Why international payment companies are finding it tough to comply with RBI’s data localisation directive
Along with data, global giants like Visa and Mastercard will have to also shift their processing engines, which were till now centralised to achieve economies of scale.
With the D-day for data localisation here, the spotlight is on the entire digital payments economy.
Over the past few months, the action seems to be concentrated on US payment players who have reached out to the Ministry of Finance and the Ministry of Electronics and Information Technology (MeitY) at multiple occasions, and have been lobbying to seek dilution of the RBI directive.
However, the efforts don’t seem to have worked as the RBI has taken a strong stance, indicating that it doesn’t intend to give an extension or relief. This has put global players in a soup.
But while there will be short-term impact of RBI’s decision, the industry remains optimistic that things will even out in the long run.
Vivek Belgavi, fintech leader at PwC India, says,
“Data is the new oil. Just like a lot of industries flourished around oil, bringing data back to India will do the same. Now, multiple economies will be allowed to flourish in the country as the data will be here. Data localisation is a great move in the long run.”
Electronic payments companies need to submit a report to the Reserve Bank of India (RBI) on its directive to store payments data pertaining to Indian users within the country. They must also get their systems audited by an external auditor and submit a compliance report by December this year.
It’s not just data
So, why are global behemoths creating such a hue and cry about shifting data of Indian users to the country?
That’s because the issue being raised by these multinationals is not just about data, Vivek explains. He says,
“It’s not just data. Along with data, these companies will have to also shift their processing engines (for Indian data), which otherwise operate in a centralised way to achieve economies of scale. The complexity is that these systems are interconnected, and these capabilities will have to be built separately for India now.”
Processing engines further include a cluster of systems and applications, including fraud, risk management amongst other things. All these capabilities will have to be built ground up now.
Samir Shah, Associate Partner, Cyber Security at Ernst & Young, says, “When these behemoths came to India, they built their IT infrastructure and teams big enough to connect to the global infrastructure. However, now they might have to invest more in their IT infrastructure to replicate this global infrastructure.”
Rise in costs
Global companies, especially card network biggies like Visa and Mastercard, will see spikes in costs when it comes to processing transactions. However, the bigger challenge will be access to technology, which now needs to be built up.
For internet giants like Google and Facebook-owned WhatsApp, which got into digital payments last year, the challenges will differ. Apart from building fraud management systems, the major issue centres on decentralising their operations.
“As these internet giants enter newer geographies, their business and the offerings in these regions are similar, and so are the system configurations. So, with 50-70 percent of the system configuration being similar, when any of these companies releases an update, 50-70 percent of the job is already done. Only 30 percent needs to be configured according to the geography.
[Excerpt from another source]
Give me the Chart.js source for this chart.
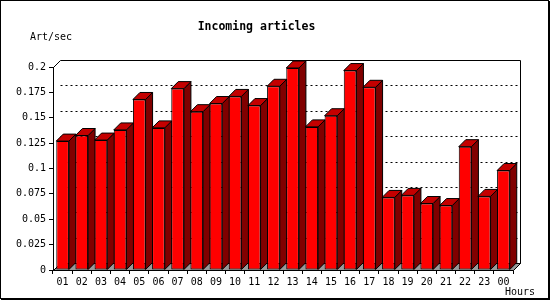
<!DOCTYPE html>
<html>
<head>
<meta charset="utf-8">
<script src="https://cdn.jsdelivr.net/npm/chart.js@4"></script>
<style>
html, body { margin: 0; padding: 0; background: #fff; }
canvas { display: block; }
</style>
</head>
<body>
<canvas id="chart" width="550" height="300"></canvas>
<script>
const hours = ['01', '02', '03', '04', '05', '06', '07', '08', '09', '10', '11', '12',
               '13', '14', '15', '16', '17', '18', '19', '20', '21', '22', '23', '00'];
const artPerSec = [0.127, 0.1325, 0.128, 0.138, 0.168, 0.140, 0.1787, 0.156, 0.164, 0.171, 0.162, 0.181,
                   0.199, 0.141, 0.152, 0.1965, 0.180, 0.0715, 0.0735, 0.0655, 0.0635, 0.1215, 0.0725, 0.098];
const yTicks = ['0', '0.025', '0.05', '0.075', '0.1', '0.125', '0.15', '0.175', '0.2'];
const chartTitle = 'Incoming articles';
const yUnit = 'Art/sec';
const xUnit = 'Hours';

const DEPTH = 7;
const MONO = '"DejaVu Sans Mono", "Liberation Mono", monospace';

// fake 3d: back wall, floor, side and top faces of the bars
const box3d = {
    id: 'box3d',
    beforeDraw(chart) {
        const ctx = chart.ctx;
        ctx.save();
        ctx.fillStyle = '#fff';
        ctx.fillRect(0, 0, chart.width, chart.height);
        ctx.restore();
    },
    beforeDatasetsDraw(chart) {
        const { ctx, chartArea: a, scales: { y } } = chart;
        const d = DEPTH;
        const L = Math.round(a.left) + 0.5, R = Math.round(a.right) + 0.5;
        const T = Math.round(a.top) + 0.5, B = Math.round(a.bottom) + 0.5;
        ctx.save();
        ctx.lineWidth = 1;
        ctx.strokeStyle = '#000';

        ctx.setLineDash([2, 3]);
        yTicks.forEach(t => {
            const v = parseFloat(t);
            if (v <= 0 || v >= y.max) return;
            const py = Math.round(y.getPixelForValue(v)) - d + 0.5;
            ctx.beginPath();
            ctx.moveTo(L + d, py);
            ctx.lineTo(R + d, py);
            ctx.stroke();
        });
        ctx.setLineDash([]);

        ctx.beginPath();
        ctx.moveTo(L, T);
        ctx.lineTo(L + d, T - d);
        ctx.lineTo(R + d, T - d);
        ctx.lineTo(R + d, B - d);
        ctx.lineTo(R, B);
        ctx.stroke();

        ctx.beginPath();
        ctx.moveTo(L, B);
        ctx.lineTo(R, B);
        ctx.lineTo(R + d, B - d);
        ctx.lineTo(L + d, B - d);
        ctx.closePath();
        ctx.fillStyle = '#999999';
        ctx.fill();
        ctx.stroke();

        chart.getDatasetMeta(0).data.forEach(bar => {
            const x0 = bar.x - bar.width / 2, x1 = bar.x + bar.width / 2;
            const top = bar.y, base = bar.base;
            ctx.beginPath();
            ctx.moveTo(x1, top);
            ctx.lineTo(x1 + d, top - d);
            ctx.lineTo(x1 + d, base - d);
            ctx.lineTo(x1, base);
            ctx.closePath();
            ctx.fillStyle = '#800000';
            ctx.fill();
            ctx.stroke();

            ctx.beginPath();
            ctx.moveTo(x0, top);
            ctx.lineTo(x0 + d, top - d);
            ctx.lineTo(x1 + d, top - d);
            ctx.lineTo(x1, top);
            ctx.closePath();
            ctx.fillStyle = '#c40000';
            ctx.fill();
            ctx.stroke();
        });
        ctx.restore();
    },
    afterDraw(chart) {
        const ctx = chart.ctx;
        ctx.save();
        ctx.fillStyle = '#000';
        ctx.font = '10px ' + MONO;
        ctx.textBaseline = 'middle';
        ctx.textAlign = 'left';
        ctx.fillText(yUnit, 30, 37);
        ctx.fillText(xUnit, 505, 292);

        ctx.strokeStyle = '#000';
        ctx.lineWidth = 1;
        ctx.strokeRect(0.5, 0.5, 548, 298);
        ctx.fillRect(549, 1, 1, 299);
        ctx.fillRect(1, 299, 549, 1);
        ctx.restore();
    }
};

new Chart(document.getElementById('chart'), {
    type: 'bar',
    data: {
        labels: hours,
        datasets: [{
            label: yUnit,
            data: artPerSec,
            backgroundColor: '#ff0000',
            borderColor: '#000',
            borderWidth: 1,
            borderSkipped: false,
            barPercentage: 0.66,
            categoryPercentage: 1
        }]
    },
    options: {
        responsive: false,
        animation: false,
        layout: { padding: { left: 0, right: 37, top: 0, bottom: 0 } },
        plugins: {
            legend: { display: false },
            tooltip: { enabled: false },
            title: {
                display: true,
                text: chartTitle,
                color: '#000',
                font: { family: MONO, size: 11.5, weight: 'bold', lineHeight: 1.2 },
                padding: { top: 20, bottom: 33.2 }
            }
        },
        scales: {
            x: {
                offset: true,
                grid: { offset: true, drawOnChartArea: false, tickLength: 4, color: '#000' },
                border: { color: '#000', width: 1 },
                ticks: { padding: 2, color: '#000', font: { family: MONO, size: 10 }, maxRotation: 0, autoSkip: false },
                afterFit(s) { s.height = 30; }
            },
            y: {
                min: 0,
                max: 0.2,
                grid: { drawOnChartArea: false, tickLength: 4, color: '#000' },
                border: { color: '#000', width: 1 },
                ticks: {
                    stepSize: 0.025,
                    padding: 3,
                    color: '#000',
                    font: { family: MONO, size: 10 },
                    callback: v => yTicks.find(t => Math.abs(parseFloat(t) - v) < 1e-9) ?? ''
                },
                afterFit(s) { s.width = 53; }
            }
        }
    },
    plugins: [box3d]
});
</script>
</body>
</html>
But with localisation these systems will become completely decentralised, hence requiring more resources.”
While local agility can improve, global synchronisation will become a lot more complex with this directive.
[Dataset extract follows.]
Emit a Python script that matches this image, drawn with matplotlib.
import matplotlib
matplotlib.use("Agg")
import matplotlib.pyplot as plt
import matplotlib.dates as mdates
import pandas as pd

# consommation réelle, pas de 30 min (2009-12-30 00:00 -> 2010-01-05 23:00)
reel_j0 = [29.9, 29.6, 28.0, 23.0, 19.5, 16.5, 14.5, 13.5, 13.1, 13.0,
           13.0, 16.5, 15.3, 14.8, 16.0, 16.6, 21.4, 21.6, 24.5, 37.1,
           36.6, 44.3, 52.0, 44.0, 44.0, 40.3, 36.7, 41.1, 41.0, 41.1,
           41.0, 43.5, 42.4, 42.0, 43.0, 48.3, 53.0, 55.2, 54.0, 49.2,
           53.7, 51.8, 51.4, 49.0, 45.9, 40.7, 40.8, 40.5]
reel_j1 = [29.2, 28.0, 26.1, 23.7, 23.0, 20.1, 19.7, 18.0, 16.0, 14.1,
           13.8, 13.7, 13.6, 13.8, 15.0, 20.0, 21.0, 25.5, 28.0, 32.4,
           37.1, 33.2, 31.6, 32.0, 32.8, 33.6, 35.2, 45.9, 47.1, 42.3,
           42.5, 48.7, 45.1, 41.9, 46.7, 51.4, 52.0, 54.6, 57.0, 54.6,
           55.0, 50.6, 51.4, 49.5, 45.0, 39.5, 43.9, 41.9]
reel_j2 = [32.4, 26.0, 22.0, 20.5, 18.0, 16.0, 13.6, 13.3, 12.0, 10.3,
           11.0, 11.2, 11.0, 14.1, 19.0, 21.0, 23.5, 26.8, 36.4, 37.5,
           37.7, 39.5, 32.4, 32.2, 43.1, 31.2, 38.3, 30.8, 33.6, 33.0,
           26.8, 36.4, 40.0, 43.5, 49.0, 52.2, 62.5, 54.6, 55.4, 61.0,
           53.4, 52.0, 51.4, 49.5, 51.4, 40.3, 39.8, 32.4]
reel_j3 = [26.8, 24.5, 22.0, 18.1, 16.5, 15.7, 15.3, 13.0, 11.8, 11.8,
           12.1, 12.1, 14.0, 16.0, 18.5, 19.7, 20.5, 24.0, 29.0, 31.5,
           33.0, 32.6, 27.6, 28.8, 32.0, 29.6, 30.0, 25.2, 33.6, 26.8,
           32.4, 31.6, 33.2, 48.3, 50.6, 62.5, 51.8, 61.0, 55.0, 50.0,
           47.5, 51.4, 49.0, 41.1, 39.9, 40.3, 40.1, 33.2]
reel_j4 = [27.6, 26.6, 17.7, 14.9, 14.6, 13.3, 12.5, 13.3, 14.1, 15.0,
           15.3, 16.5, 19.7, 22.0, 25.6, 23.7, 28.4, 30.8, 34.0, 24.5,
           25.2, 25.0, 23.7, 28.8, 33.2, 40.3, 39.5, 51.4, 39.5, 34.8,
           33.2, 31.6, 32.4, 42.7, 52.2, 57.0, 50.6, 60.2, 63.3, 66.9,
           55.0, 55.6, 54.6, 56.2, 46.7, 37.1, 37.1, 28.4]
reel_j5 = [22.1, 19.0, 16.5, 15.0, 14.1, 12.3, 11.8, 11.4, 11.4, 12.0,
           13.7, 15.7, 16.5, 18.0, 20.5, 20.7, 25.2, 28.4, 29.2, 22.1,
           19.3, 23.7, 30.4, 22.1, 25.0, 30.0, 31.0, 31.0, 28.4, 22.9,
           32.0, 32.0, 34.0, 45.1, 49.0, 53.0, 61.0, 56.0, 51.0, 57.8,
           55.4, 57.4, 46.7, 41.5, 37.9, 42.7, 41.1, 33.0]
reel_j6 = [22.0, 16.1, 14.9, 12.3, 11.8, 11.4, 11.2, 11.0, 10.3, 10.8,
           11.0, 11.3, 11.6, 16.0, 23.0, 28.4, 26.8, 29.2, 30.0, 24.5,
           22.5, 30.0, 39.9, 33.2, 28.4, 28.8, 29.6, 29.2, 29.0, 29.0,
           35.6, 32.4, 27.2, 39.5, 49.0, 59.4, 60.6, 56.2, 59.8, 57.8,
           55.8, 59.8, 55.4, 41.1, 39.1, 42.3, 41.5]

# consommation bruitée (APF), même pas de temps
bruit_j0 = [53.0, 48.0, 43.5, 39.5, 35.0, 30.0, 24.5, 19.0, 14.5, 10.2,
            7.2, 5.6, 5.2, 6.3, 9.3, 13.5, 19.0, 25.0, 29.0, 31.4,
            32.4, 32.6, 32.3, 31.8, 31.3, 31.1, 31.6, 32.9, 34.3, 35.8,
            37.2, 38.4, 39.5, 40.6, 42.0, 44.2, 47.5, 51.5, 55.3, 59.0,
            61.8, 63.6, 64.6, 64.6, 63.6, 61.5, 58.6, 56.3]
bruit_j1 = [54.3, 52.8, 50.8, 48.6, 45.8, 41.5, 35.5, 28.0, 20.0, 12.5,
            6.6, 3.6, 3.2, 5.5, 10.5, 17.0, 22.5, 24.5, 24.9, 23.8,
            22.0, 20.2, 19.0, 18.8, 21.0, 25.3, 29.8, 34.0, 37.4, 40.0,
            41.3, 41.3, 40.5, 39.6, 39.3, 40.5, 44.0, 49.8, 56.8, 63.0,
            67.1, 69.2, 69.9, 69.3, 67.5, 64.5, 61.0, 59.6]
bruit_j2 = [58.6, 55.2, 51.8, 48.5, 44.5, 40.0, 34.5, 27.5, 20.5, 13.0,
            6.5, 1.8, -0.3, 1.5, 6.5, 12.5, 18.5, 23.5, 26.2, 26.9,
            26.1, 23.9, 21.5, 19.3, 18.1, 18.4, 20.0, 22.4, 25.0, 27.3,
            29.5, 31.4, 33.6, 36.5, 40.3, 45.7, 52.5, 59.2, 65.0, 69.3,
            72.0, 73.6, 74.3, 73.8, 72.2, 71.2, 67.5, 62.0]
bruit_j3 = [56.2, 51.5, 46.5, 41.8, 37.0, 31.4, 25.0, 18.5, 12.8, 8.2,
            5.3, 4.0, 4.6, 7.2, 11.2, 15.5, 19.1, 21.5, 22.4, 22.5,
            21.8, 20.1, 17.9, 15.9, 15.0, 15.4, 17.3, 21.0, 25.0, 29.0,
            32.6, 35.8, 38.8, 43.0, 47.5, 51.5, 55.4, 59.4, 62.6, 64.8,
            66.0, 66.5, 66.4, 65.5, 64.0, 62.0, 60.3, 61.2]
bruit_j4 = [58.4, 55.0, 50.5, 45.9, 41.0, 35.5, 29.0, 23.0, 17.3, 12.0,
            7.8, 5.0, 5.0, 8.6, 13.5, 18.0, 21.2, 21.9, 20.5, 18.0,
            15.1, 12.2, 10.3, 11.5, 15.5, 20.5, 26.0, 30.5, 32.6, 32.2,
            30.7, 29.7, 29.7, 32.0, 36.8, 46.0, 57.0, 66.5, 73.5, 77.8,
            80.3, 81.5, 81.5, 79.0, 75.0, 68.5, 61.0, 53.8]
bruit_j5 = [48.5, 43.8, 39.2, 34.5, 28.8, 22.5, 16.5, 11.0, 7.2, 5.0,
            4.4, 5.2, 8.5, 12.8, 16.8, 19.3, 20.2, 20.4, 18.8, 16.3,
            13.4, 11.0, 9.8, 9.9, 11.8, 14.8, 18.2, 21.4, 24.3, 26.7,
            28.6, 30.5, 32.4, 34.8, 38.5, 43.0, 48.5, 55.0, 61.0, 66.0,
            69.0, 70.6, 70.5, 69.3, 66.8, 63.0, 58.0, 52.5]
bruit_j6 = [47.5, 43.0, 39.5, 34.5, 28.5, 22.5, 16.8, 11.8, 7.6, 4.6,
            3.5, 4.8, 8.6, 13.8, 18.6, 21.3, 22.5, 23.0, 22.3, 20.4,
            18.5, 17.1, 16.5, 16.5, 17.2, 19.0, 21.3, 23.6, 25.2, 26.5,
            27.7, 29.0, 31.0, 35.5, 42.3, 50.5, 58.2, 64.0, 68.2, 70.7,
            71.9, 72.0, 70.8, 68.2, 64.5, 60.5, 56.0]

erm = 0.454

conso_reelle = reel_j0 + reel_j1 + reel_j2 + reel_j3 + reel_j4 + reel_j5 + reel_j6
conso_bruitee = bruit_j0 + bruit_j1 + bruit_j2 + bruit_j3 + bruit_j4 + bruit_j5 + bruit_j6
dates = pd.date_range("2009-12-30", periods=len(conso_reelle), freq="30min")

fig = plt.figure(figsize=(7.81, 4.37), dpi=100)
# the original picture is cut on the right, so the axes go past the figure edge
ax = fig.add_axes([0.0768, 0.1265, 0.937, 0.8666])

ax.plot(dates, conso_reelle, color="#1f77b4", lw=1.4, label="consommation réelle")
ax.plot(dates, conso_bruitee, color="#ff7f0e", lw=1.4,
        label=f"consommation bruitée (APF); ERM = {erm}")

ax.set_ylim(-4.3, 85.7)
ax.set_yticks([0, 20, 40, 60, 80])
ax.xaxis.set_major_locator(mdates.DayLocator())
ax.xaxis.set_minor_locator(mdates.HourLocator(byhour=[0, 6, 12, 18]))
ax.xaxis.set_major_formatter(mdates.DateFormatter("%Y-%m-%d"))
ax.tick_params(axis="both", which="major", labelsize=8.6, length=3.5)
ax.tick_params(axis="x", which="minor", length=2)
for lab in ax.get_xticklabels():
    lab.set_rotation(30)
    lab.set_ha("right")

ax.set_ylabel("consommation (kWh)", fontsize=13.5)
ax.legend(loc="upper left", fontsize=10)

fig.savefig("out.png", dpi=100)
So, how expensive is it for these multinationals to shift data?
While there is a significant cost involved in shifting this data and buying more storage, an executive at a large-scale data centre provider, seeking anonymity, said,
“The cost will actually be one-third when it comes to managing infrastructure. An American resource charges anywhere close to $90,000 annually, while in India the same labour is available at Rs 20 lakh annually. So, cost of human resources is cheaper.”
The way ahead
Recent media reports also state that RBI will not buy technology challenges as a reason for non-compliance.
What is surprising is that global players like Amazon Google and Alibaba have launched their data centres in India.
However, the executive adds, “The problem lies in planning as well. When Google opened its data centre in the country, it would have never thought that Google Pay India’s data would also have to be hosted. So, there could be an infrastructure bottleneck.”
An industry expert, who did not want to be named, said,
“The six-month window given by the RBI was long enough for all firms to comply. However, most firms woke up only in September and are now struggling to meet the deadline.”
With RBI holding discussions on a case-by-case basis before deciding the fate of players, it will be interesting to watch what these players put on the table to get short-term exemptions from the central bank.